--- START OF Supplied data ---

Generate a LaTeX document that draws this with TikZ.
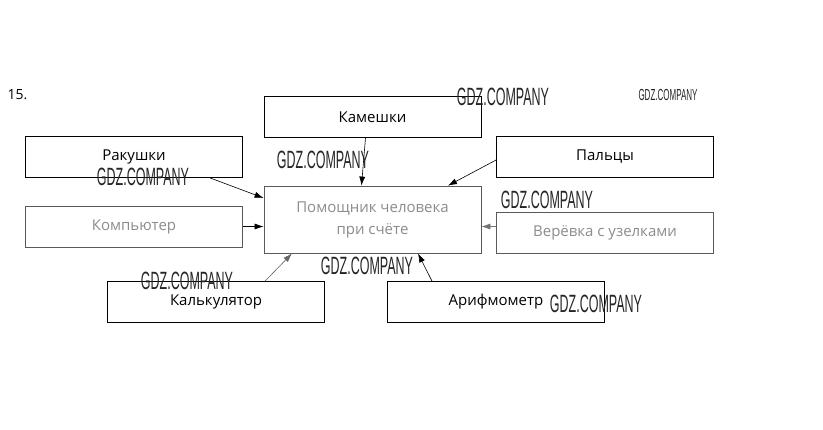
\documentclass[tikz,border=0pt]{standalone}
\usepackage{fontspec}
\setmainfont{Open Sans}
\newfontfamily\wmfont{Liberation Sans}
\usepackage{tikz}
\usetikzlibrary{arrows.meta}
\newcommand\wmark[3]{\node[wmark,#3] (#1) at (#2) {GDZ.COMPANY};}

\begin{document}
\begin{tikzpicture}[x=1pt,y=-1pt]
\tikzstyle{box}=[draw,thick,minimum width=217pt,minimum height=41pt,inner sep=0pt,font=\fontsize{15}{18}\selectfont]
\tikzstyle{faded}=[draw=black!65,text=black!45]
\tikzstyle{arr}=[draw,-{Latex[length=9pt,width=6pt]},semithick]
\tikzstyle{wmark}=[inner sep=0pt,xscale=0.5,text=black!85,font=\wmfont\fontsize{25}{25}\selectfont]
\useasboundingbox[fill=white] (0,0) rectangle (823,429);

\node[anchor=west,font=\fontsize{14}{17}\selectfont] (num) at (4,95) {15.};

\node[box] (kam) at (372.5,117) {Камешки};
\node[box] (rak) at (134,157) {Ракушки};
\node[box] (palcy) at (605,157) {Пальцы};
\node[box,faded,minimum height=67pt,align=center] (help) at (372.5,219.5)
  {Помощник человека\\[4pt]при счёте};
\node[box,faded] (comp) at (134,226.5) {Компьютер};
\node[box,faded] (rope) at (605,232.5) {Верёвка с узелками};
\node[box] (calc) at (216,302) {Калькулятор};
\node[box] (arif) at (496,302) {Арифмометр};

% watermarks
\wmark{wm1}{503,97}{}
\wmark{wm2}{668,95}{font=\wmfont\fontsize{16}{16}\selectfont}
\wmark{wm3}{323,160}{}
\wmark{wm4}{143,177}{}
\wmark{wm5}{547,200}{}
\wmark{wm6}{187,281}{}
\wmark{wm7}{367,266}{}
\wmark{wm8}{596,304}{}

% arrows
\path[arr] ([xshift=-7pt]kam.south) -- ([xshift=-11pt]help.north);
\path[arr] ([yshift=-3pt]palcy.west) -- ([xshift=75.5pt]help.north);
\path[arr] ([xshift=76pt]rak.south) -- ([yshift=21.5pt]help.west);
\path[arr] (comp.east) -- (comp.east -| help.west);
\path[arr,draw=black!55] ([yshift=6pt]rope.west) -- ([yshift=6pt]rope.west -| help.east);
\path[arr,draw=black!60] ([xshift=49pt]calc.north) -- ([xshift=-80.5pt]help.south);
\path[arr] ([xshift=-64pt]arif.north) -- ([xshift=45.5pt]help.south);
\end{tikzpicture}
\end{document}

--- END OF Supplied data ---

Your task: Quote every line word for word and keep the images out of the copy.

Complete output:
Generate a LaTeX document that draws this with TikZ.
\documentclass[tikz,border=0pt]{standalone}
\usepackage{fontspec}
\setmainfont{Open Sans}
\newfontfamily\wmfont{Liberation Sans}
\usepackage{tikz}
\usetikzlibrary{arrows.meta}
\newcommand\wmark[3]{\node[wmark,#3] (#1) at (#2) {GDZ.COMPANY};}

\begin{document}
\begin{tikzpicture}[x=1pt,y=-1pt]
\tikzstyle{box}=[draw,thick,minimum width=217pt,minimum height=41pt,inner sep=0pt,font=\fontsize{15}{18}\selectfont]
\tikzstyle{faded}=[draw=black!65,text=black!45]
\tikzstyle{arr}=[draw,-{Latex[length=9pt,width=6pt]},semithick]
\tikzstyle{wmark}=[inner sep=0pt,xscale=0.5,text=black!85,font=\wmfont\fontsize{25}{25}\selectfont]
\useasboundingbox[fill=white] (0,0) rectangle (823,429);

\node[anchor=west,font=\fontsize{14}{17}\selectfont] (num) at (4,95) {15.};

\node[box] (kam) at (372.5,117) {Камешки};
\node[box] (rak) at (134,157) {Ракушки};
\node[box] (palcy) at (605,157) {Пальцы};
\node[box,faded,minimum height=67pt,align=center] (help) at (372.5,219.5)
  {Помощник человека\\[4pt]при счёте};
\node[box,faded] (comp) at (134,226.5) {Компьютер};
\node[box,faded] (rope) at (605,232.5) {Верёвка с узелками};
\node[box] (calc) at (216,302) {Калькулятор};
\node[box] (arif) at (496,302) {Арифмометр};

% watermarks
\wmark{wm1}{503,97}{}
\wmark{wm2}{668,95}{font=\wmfont\fontsize{16}{16}\selectfont}
\wmark{wm3}{323,160}{}
\wmark{wm4}{143,177}{}
\wmark{wm5}{547,200}{}
\wmark{wm6}{187,281}{}
\wmark{wm7}{367,266}{}
\wmark{wm8}{596,304}{}

% arrows
\path[arr] ([xshift=-7pt]kam.south) -- ([xshift=-11pt]help.north);
\path[arr] ([yshift=-3pt]palcy.west) -- ([xshift=75.5pt]help.north);
\path[arr] ([xshift=76pt]rak.south) -- ([yshift=21.5pt]help.west);
\path[arr] (comp.east) -- (comp.east -| help.west);
\path[arr,draw=black!55] ([yshift=6pt]rope.west) -- ([yshift=6pt]rope.west -| help.east);
\path[arr,draw=black!60] ([xshift=49pt]calc.north) -- ([xshift=-80.5pt]help.south);
\path[arr] ([xshift=-64pt]arif.north) -- ([xshift=45.5pt]help.south);
\end{tikzpicture}
\end{document}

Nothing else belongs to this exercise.